In article <firstname.lastname@example.org>, "nofingers" <email@example.com> writes: >"WM" <firstname.lastname@example.org> wrote in message news:email@example.com...
>>Until then, no one envisioned the possibility that infinities come in >>different sizes, and moreover, mathematicians had no use for actual >>infinity.
Fortunately, we don't stand still on the inherited wisdom of a bunch of dead guys. Rather, human ingenuity constantly broadens our horizons.
>> The arguments using infinity, including the Differential >>Calculus of Newton and Leibniz, do not require the use of infinite >>sets. > >that is wrong.
Off-hand, I'm not sure how one could prove the FTC otherwise.

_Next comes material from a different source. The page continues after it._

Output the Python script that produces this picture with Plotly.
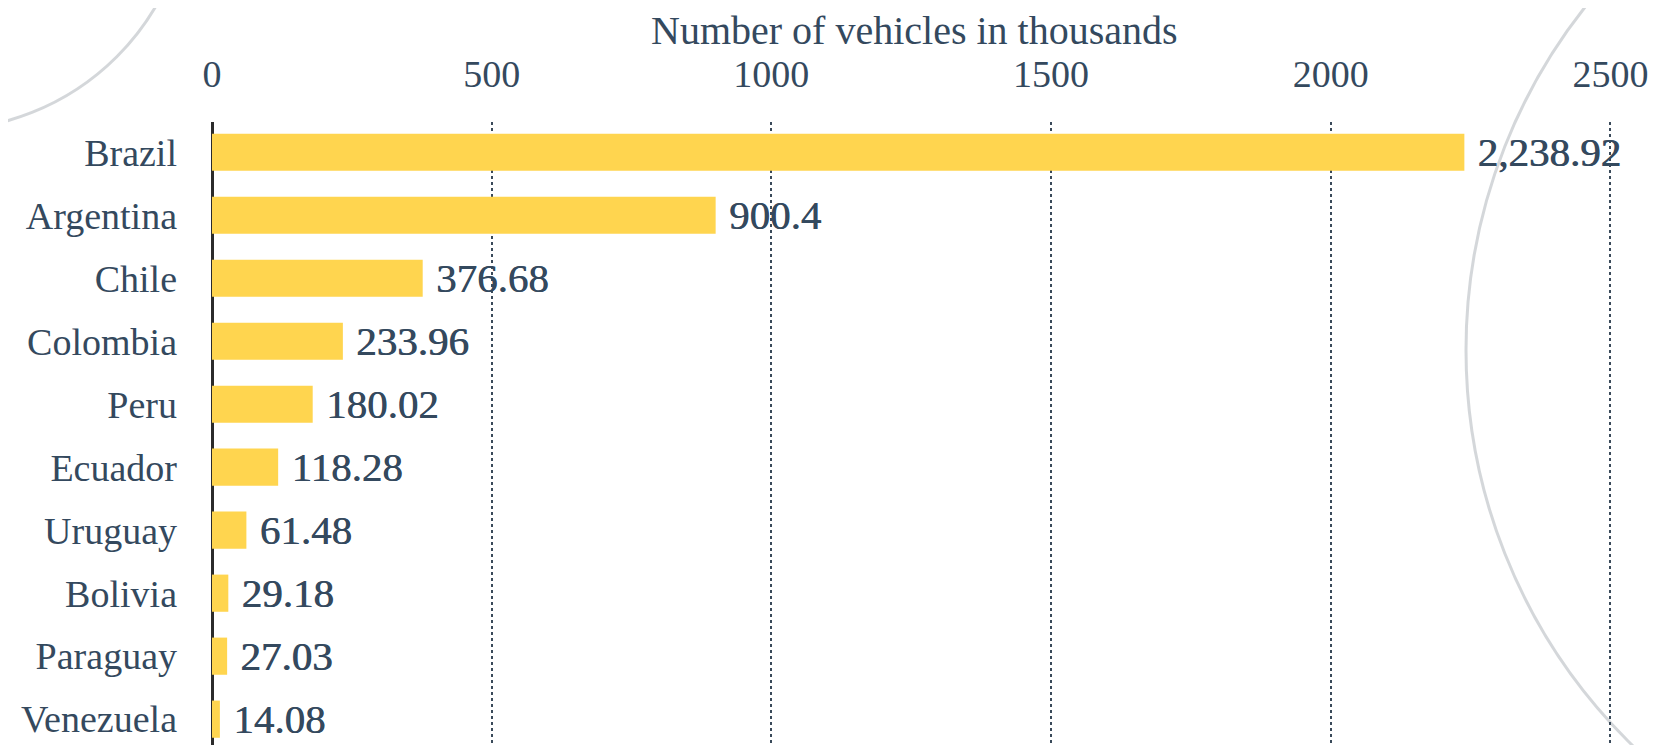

>>There are only countably many names. > >Wrong. a name is simply a set of letters of any number.
WM appears to have gotten something rigth.
The set of names, as you defined them, is a countable set. Taking English and the Latin alphabet as an example, we can view each string as a base-26 encoding of a natural number: a = 1 b = 2 ... z = 26 aa = 27 ab = 28 az = 52 ...
So, the set of all possible finite strings can be put in bijection with the naturals. Therefore, this set is countable.
Since not all of these strings are English words, words are a proper subset of this, and hence countable.
-- Michael F. Stemper #include <Standard_Disclaimer> Build a man a fire, and you warm him for a day. Set him on fire, and you warm him for a lifetime.